In the present case Ouseley J did have regard to the United Kingdom’s international legal position under articles 34 and 38, but made clear (inter alia) that, whatever the United Kingdom’s obligations might prove to be at the international level, he did not consider the suggested relaxation of his order to allow disclosure in the appellant’s response to be appropriate. That was in my opinion an orthodox approach to the exercise of his general discretion. He also made clear his willingness to reconsider the position further, in the circumstances indicated in paras 64 to 66 of his judgment (para 16 above).

38.

In these circumstances, and bearing in mind that the only issue now before the Supreme Court is whether Ouseley J had a common law power to maintain and expand his order for non-disclosure, so as to cover the appellant’s application to the European Court of Human Rights, as he did on 27 February 2014, this appeal must also fail on the second ground.

Conclusions

39.

In the light of the above, the appellant has not made good the proposition which he needs to establish, namely that there are no circumstances in which refusal to permit disclosure of the in camera material to the European Court of Human Rights in the appellant’s response could be justified.
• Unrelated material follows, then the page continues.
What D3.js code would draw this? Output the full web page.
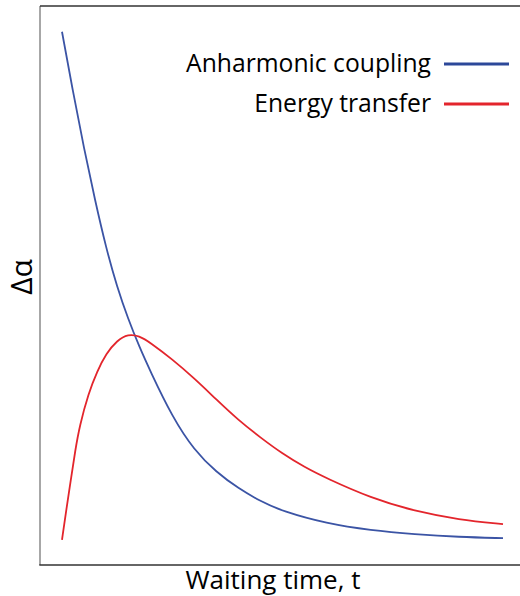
<!DOCTYPE html>
<html>
<head>
<meta charset="utf-8">
<script src="https://cdn.jsdelivr.net/npm/d3@7"></script>
<style>
  html, body { margin: 0; padding: 0; background: #fff; }
  svg { display: block; }
  text { font-family: "Open Sans", "Noto Sans", sans-serif; fill: #000; }
</style>
</head>
<body>
<svg id="chart" width="520" height="596"></svg>
<script>
// Waiting time (arbitrary units)
const times = [0, 0.25, 0.5, 0.75, 1, 1.25, 1.5, 1.75, 2, 2.5, 3, 3.5, 4, 4.5, 5, 6, 7, 8, 9, 10];
// Δα for anharmonic coupling: monotonic decay
const anharmonic = [0.954, 0.846, 0.745, 0.652, 0.567, 0.497, 0.440, 0.391, 0.347, 0.265, 0.205, 0.166, 0.137, 0.114, 0.096, 0.074, 0.062, 0.055, 0.050, 0.048];

// Δα for energy transfer: rise then decay
const timesET = [0, 0.1, 0.2, 0.3, 0.4, 0.6, 0.8, 1, 1.25, 1.5, 1.75, 2, 2.5, 3, 3.5, 4, 4.5, 5, 5.5, 6, 7, 8, 9, 10];
const energyTransfer = [0.045, 0.100, 0.152, 0.205, 0.249, 0.307, 0.347, 0.378, 0.402, 0.413, 0.410, 0.398, 0.368, 0.334, 0.296, 0.259, 0.228, 0.199, 0.175, 0.155, 0.120, 0.096, 0.081, 0.073];

const seriesNames = ["Anharmonic coupling", "Energy transfer"];
const seriesColors = ["#3b54a5", "#e3252c"];
const legendColors = ["#2c4899", "#e3252c"];
const xLabel = "Waiting time, t";
const yLabel = "Δα";

const svg = d3.select("#chart");

// plot frame
const frame = { left: 40, top: 6, right: 522, bottom: 565 };

const x = d3.scaleLinear().domain([0, 10]).range([62, 503]);
const y = d3.scaleLinear().domain([0, 1]).range([frame.bottom, frame.top]);

// frame: left (grey), top and bottom (dark)
svg.append("line").attr("x1", frame.left).attr("x2", frame.left)
  .attr("y1", frame.top).attr("y2", frame.bottom)
  .attr("stroke", "#8a8a8a").attr("stroke-width", 1.5);
svg.append("line").attr("x1", frame.left).attr("x2", frame.right)
  .attr("y1", frame.top).attr("y2", frame.top)
  .attr("stroke", "#333").attr("stroke-width", 1.3);
svg.append("line").attr("x1", frame.left - 0.7).attr("x2", frame.right)
  .attr("y1", frame.bottom).attr("y2", frame.bottom)
  .attr("stroke", "#333").attr("stroke-width", 1.5);

const line = d3.line()
  .x(d => x(d[0]))
  .y(d => y(d[1]))
  .curve(d3.curveBasis);

const series = [
  d3.zip(times, anharmonic),
  d3.zip(timesET, energyTransfer)
];

svg.selectAll("path.curve")
  .data(series)
  .join("path")
  .attr("class", "curve")
  .attr("d", line)
  .attr("fill", "none")
  .attr("stroke", (d, i) => seriesColors[i])
  .attr("stroke-width", 1.8);

// legend
const legend = svg.append("g");
const legendRows = [64, 104];
seriesNames.forEach((name, i) => {
  legend.append("text")
    .attr("x", 431)
    .attr("y", legendRows[i] + 8)
    .attr("text-anchor", "end")
    .attr("font-size", 24.7)
    .text(name);
  legend.append("line")
    .attr("x1", 444).attr("x2", 509)
    .attr("y1", legendRows[i]).attr("y2", legendRows[i])
    .attr("stroke", legendColors[i])
    .attr("stroke-width", 3);
});

// axis titles
svg.append("text")
  .attr("x", 273)
  .attr("y", 589)
  .attr("text-anchor", "middle")
  .attr("font-size", 26)
  .text(xLabel);

svg.append("text")
  .attr("transform", "translate(32,277) rotate(-90)")
  .attr("text-anchor", "middle")
  .attr("font-size", 30)
  .text(yLabel);
</script>
</body>
</html>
First, he has not established at the international level that the non-disclosure at this stage involves any breach by the United Kingdom of any obligation under article 34 of the Convention: see paras 24 to 34. Second, even if a contrary conclusion had been reached on the first point, it would not follow that the order maintained and made by Ouseley J on 27 February 2014 involved any breach of English law: see paras 35 to 38. It follows that, for each of these separate reasons, this appeal must be dismissed.